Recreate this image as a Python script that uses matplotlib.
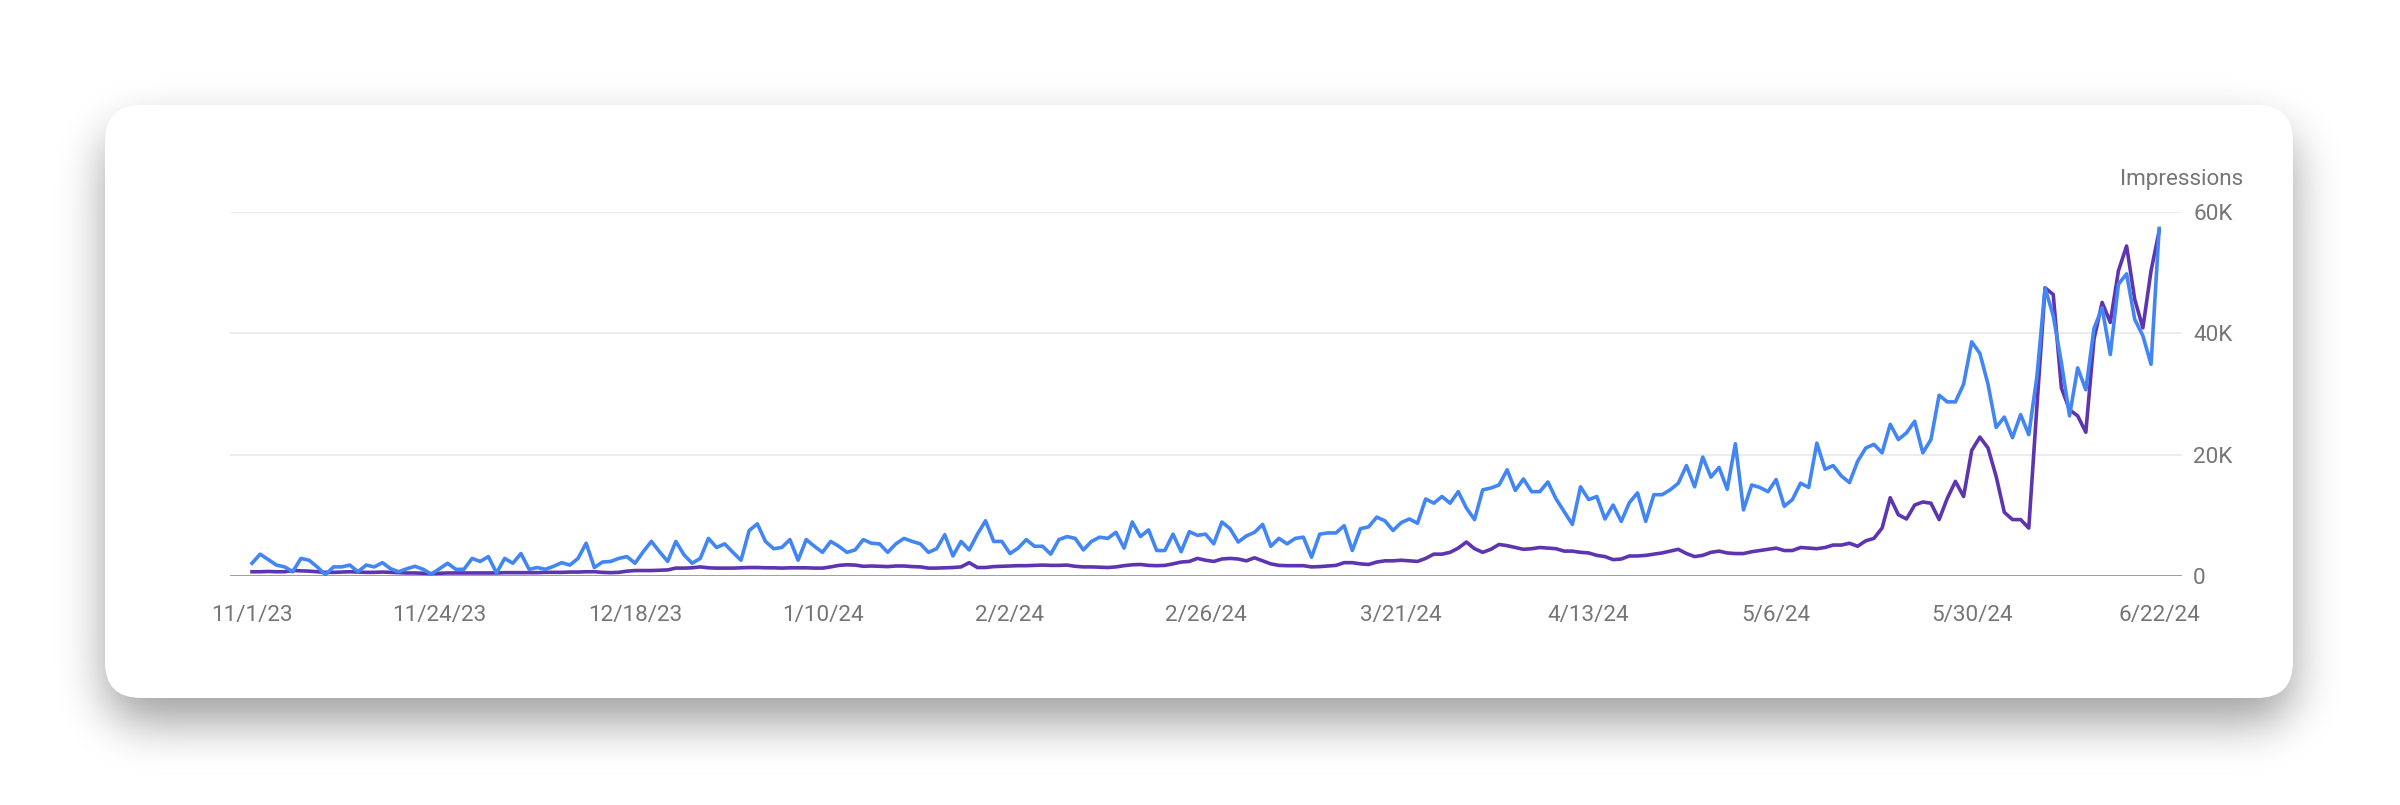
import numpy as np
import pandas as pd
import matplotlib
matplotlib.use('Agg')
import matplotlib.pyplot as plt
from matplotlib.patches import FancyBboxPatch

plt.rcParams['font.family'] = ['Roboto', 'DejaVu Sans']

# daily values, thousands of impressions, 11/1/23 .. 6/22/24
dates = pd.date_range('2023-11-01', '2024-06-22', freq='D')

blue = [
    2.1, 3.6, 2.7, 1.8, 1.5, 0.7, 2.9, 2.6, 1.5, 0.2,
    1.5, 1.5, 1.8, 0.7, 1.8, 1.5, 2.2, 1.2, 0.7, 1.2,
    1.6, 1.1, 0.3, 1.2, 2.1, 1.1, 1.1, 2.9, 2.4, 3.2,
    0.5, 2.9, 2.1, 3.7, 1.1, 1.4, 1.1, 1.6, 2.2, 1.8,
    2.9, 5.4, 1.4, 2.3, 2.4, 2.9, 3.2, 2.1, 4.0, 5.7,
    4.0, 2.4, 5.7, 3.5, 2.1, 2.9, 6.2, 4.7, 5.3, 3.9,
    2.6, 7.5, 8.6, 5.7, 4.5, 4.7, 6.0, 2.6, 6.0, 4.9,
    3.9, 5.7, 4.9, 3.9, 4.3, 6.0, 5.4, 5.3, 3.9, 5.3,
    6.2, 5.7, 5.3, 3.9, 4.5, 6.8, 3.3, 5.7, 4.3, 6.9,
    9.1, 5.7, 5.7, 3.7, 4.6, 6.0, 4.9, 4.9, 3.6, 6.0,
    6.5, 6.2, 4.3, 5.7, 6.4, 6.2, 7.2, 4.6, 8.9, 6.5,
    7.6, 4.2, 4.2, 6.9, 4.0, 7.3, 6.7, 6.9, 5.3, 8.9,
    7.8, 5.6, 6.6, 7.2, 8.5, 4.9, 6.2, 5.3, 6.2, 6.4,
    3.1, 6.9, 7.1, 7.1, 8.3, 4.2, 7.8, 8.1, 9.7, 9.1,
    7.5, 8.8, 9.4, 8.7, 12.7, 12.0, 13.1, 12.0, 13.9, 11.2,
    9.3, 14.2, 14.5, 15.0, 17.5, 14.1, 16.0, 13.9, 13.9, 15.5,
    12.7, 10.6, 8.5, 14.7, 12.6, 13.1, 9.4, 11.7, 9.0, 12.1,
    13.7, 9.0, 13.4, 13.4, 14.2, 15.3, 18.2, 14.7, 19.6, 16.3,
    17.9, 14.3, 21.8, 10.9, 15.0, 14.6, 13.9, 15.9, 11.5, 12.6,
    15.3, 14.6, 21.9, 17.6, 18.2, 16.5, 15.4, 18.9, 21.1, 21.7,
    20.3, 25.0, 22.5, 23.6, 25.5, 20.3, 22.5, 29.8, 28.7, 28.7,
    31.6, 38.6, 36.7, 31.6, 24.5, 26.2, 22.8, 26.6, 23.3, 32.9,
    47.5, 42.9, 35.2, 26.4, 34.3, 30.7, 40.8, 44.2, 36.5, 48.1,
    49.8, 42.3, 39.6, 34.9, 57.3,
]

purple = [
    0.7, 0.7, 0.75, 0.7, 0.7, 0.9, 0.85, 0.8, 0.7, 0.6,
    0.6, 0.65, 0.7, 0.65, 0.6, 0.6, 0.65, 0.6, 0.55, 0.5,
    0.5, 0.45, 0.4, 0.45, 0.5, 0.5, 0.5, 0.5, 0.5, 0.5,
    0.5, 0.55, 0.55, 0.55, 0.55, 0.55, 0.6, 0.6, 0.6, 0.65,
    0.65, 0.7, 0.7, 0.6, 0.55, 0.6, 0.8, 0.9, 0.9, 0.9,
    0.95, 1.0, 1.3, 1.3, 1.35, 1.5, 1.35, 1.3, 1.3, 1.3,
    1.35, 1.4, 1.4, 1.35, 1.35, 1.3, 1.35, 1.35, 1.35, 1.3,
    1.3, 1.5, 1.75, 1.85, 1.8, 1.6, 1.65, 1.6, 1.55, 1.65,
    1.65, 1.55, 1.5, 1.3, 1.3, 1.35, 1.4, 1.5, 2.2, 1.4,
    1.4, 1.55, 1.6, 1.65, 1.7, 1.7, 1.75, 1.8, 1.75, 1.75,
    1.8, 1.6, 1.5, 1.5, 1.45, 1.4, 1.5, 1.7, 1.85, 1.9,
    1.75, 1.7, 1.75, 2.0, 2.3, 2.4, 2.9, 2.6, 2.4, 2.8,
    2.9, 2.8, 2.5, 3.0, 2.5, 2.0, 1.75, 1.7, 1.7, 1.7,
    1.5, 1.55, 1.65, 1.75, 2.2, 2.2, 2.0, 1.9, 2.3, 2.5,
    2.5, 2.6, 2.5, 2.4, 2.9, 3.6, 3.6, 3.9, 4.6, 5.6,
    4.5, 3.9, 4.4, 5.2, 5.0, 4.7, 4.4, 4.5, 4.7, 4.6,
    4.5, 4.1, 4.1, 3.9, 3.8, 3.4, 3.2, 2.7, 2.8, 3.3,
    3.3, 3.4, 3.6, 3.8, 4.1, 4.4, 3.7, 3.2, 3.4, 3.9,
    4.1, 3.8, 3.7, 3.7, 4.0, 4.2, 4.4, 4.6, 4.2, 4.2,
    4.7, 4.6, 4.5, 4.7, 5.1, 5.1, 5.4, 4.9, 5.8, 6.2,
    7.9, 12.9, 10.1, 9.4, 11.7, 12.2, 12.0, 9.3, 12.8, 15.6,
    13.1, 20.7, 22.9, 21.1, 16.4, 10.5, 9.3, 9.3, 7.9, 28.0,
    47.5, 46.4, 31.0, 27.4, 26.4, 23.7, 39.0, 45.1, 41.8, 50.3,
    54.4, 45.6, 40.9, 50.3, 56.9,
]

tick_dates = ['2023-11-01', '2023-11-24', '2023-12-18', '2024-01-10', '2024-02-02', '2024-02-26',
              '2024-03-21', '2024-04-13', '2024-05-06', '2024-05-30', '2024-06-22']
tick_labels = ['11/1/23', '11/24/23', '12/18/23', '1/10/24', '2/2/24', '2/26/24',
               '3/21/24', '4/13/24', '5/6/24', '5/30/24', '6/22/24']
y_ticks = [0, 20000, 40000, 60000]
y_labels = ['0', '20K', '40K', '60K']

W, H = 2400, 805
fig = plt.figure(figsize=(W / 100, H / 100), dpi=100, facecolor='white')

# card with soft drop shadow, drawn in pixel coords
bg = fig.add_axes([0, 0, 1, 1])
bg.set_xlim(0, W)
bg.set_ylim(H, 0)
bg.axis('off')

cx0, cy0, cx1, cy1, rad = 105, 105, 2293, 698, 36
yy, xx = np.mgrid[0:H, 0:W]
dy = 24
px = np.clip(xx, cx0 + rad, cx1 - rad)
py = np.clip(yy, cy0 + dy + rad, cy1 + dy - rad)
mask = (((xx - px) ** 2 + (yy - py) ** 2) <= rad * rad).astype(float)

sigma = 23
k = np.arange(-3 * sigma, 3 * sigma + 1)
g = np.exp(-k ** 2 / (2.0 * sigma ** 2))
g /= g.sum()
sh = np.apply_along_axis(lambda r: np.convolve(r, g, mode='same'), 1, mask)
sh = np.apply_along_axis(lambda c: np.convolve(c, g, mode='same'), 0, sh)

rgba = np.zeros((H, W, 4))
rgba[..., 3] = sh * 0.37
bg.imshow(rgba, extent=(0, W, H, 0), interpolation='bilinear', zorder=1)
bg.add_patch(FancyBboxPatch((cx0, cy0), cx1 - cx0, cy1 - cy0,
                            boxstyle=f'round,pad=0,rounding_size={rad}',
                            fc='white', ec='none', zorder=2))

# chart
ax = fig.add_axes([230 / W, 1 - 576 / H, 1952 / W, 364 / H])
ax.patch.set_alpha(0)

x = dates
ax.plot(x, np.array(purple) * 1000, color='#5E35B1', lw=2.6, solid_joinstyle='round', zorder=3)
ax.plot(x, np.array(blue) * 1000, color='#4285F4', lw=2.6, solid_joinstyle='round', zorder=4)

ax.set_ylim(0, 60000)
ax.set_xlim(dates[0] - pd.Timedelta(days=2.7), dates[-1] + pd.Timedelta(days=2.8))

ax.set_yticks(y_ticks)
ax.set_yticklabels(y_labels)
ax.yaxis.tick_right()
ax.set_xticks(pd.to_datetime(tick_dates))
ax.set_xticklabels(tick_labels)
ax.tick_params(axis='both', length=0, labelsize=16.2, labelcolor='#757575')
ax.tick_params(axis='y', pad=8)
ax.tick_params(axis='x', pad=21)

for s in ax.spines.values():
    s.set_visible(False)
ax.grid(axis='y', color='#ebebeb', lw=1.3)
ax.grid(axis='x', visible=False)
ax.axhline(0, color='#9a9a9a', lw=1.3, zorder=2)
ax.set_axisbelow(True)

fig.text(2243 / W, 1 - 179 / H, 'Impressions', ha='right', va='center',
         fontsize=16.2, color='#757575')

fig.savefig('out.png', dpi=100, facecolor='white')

※

*TASK*
Print, exactly as written, the lines above from the first one to the one containing "dates = pd.date_range('2023-11-01', '2024-06-22', freq='D')". Leave out pictures.

*FULL RESPONSE*
Recreate this image as a Python script that uses matplotlib.
import numpy as np
import pandas as pd
import matplotlib
matplotlib.use('Agg')
import matplotlib.pyplot as plt
from matplotlib.patches import FancyBboxPatch

plt.rcParams['font.family'] = ['Roboto', 'DejaVu Sans']

# daily values, thousands of impressions, 11/1/23 .. 6/22/24
dates = pd.date_range('2023-11-01', '2024-06-22', freq='D')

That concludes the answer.